Britain's Sunday tabloid market has been muted since News of the World's scandal-driven exit from newsagents' shelves in July.
With the loss of the most vocal, most read and, above all, most profitable Sunday newspaper in Britain, a noticeable void was left.
This gap has been slightly filled by News of the World's rivals, with half of the paper's old readership jumping to the Sunday Mirror and Daily Star Sunday.
As for the other half - they appear to have left the Sunday tabloid market altogether.
About 800,000 readers disappeared from market circulation figures immediately after the News of the World closed in July and another 550,000 were temporarily picked up by other papers, before they stopped buying Sunday papers at the end of 2011.
By the time it was closed down in a mire of phone hacking and corruption allegations, the kind of sleaze the 168-year-old tabloid thrived on, it was averaging 2.66 million sales every month.
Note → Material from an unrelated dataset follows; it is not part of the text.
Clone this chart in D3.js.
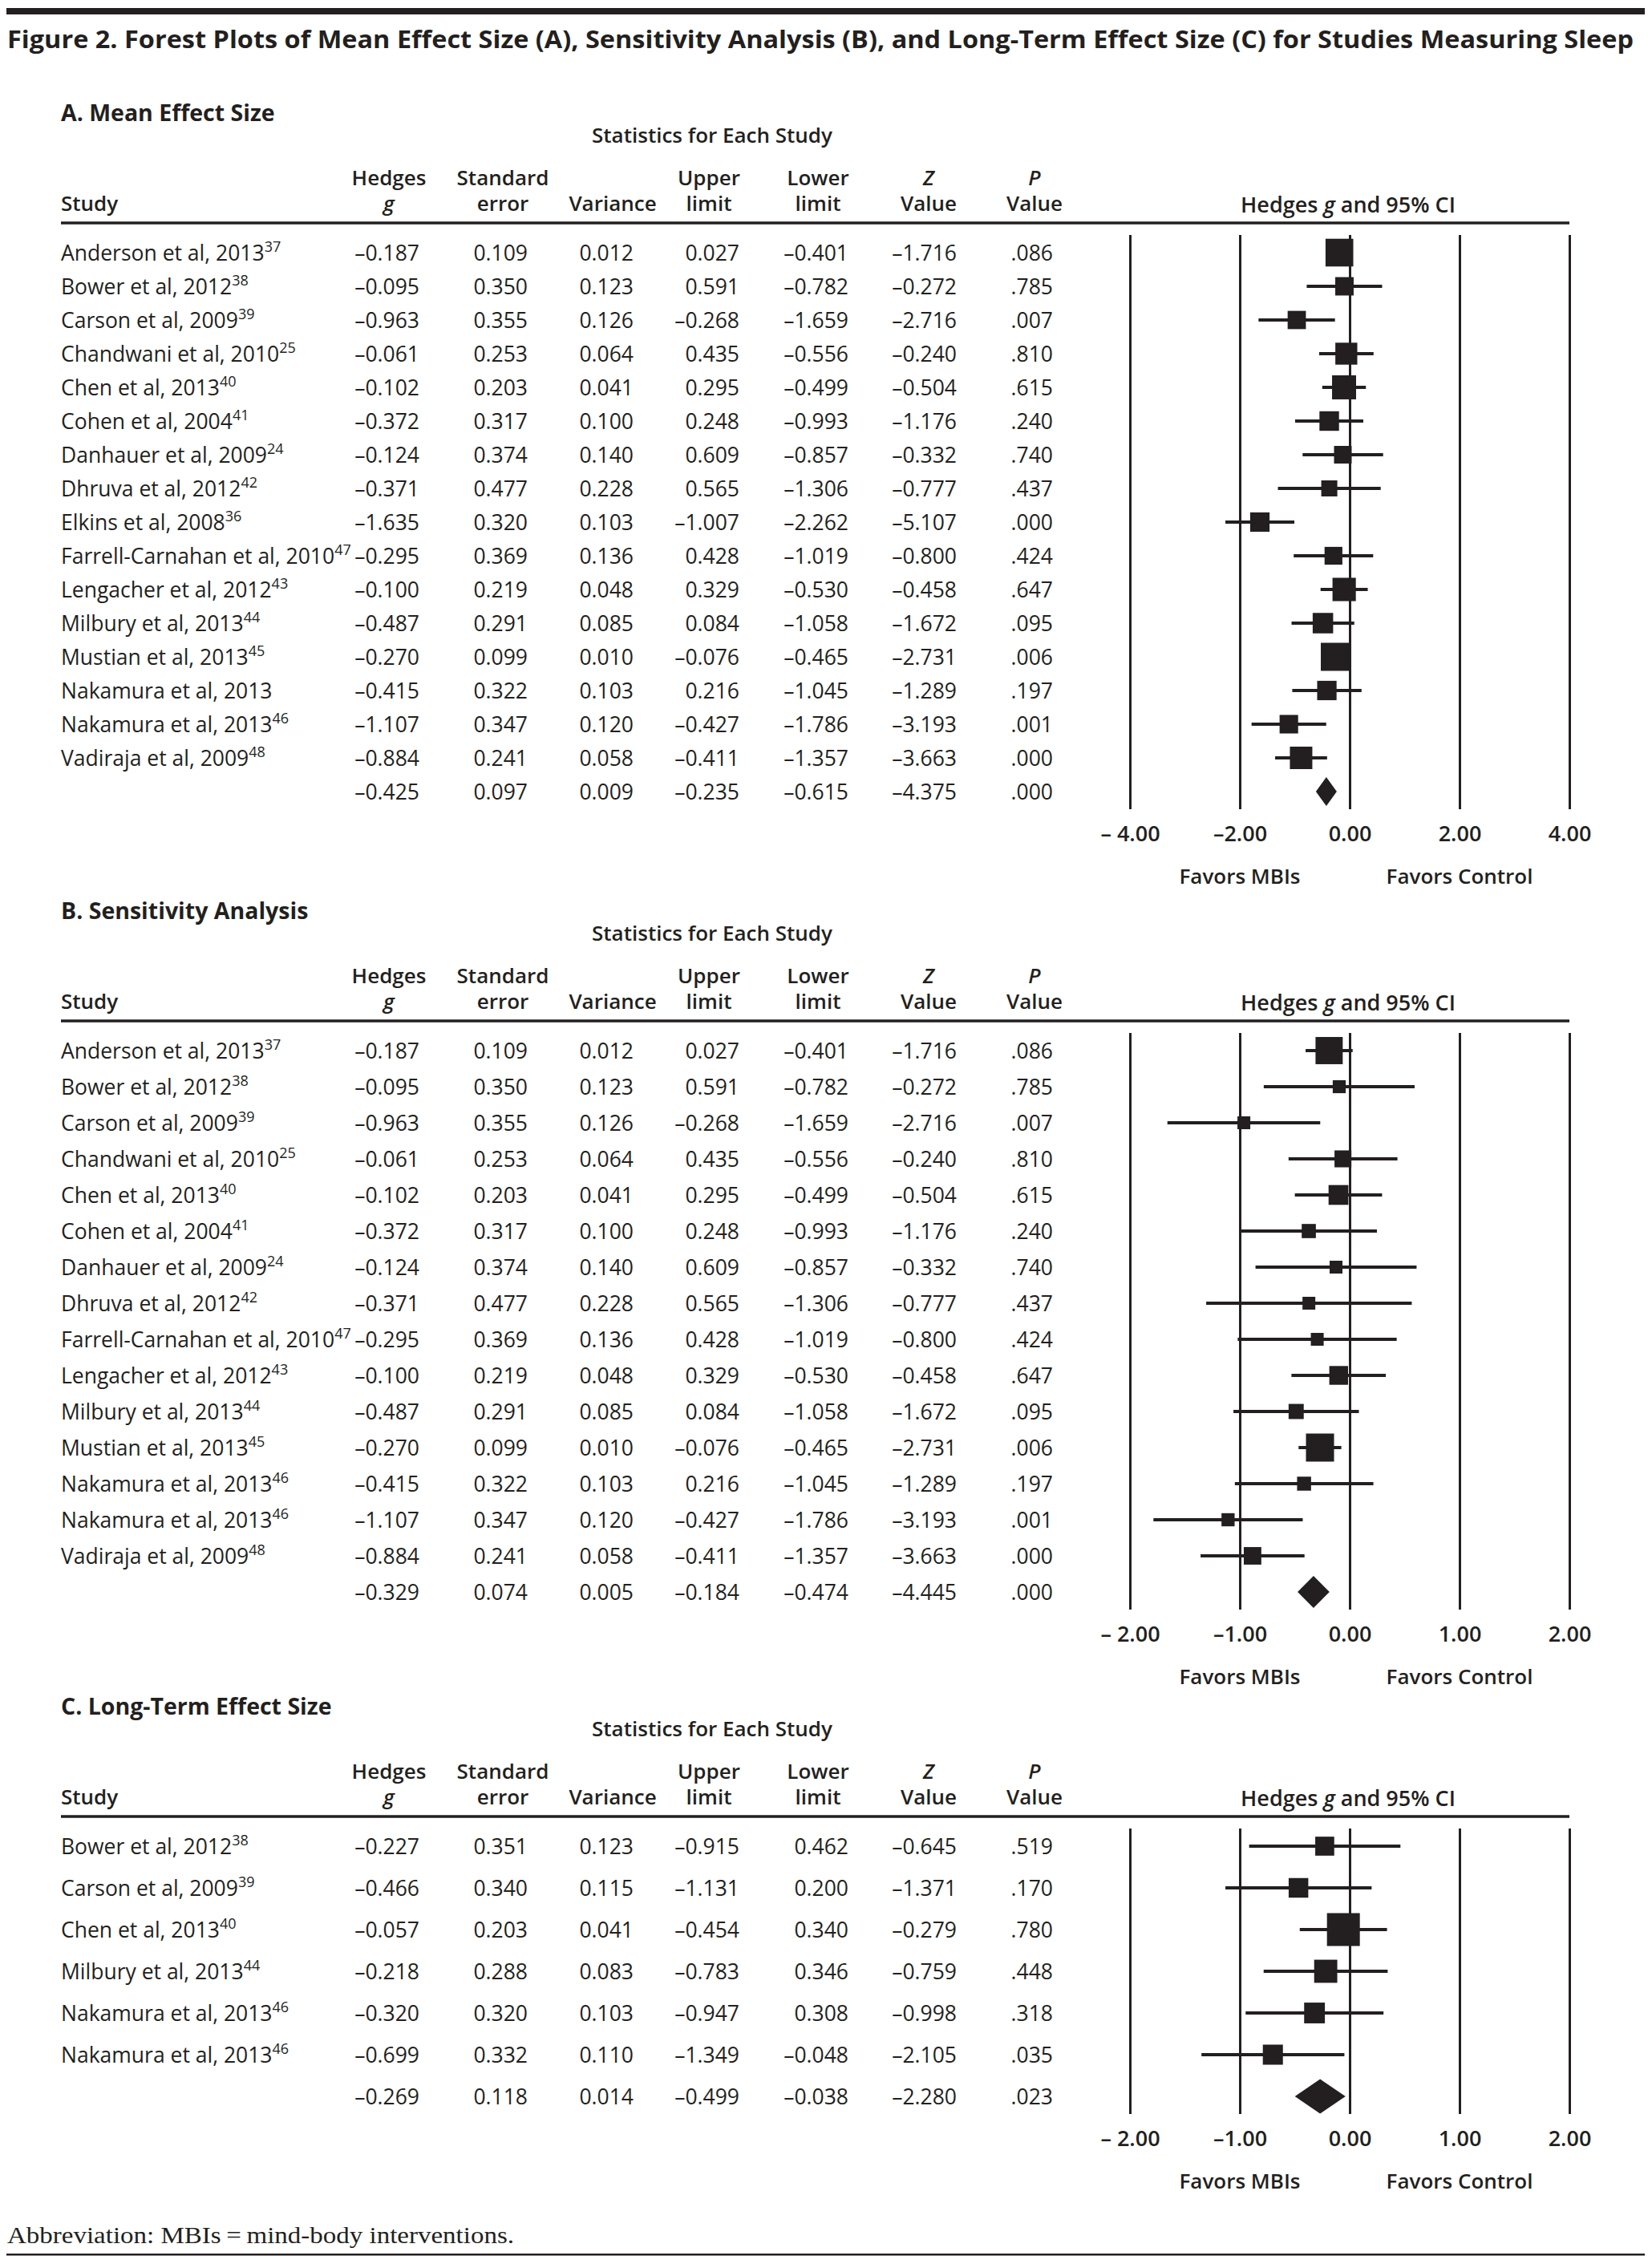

The question for Rupert Murdoch is can the Sun on Sunday, which will launch on 26 February, claw back the News of the World's old readership and make it enticing enough to bring back those who stopped buying Sunday papers altogether?
"News of the World was a great paper. It was professionally run, it was award-winning, it was very in tune with what British people want to read on a Sunday morning," Patrick Smith, editor and chief analyst of TheMediaBriefing.com, told International Business Times UK.
"There's no reason to think they cannot achieve the same thing."
Smith finds it surprising however that Murdoch has sprung the Sun on Sunday's launch so quickly, without a big advertising campaign - but that will not stop it being an immediate financial success.
"It will make money from day one because there is spare advertising capacity here," he said.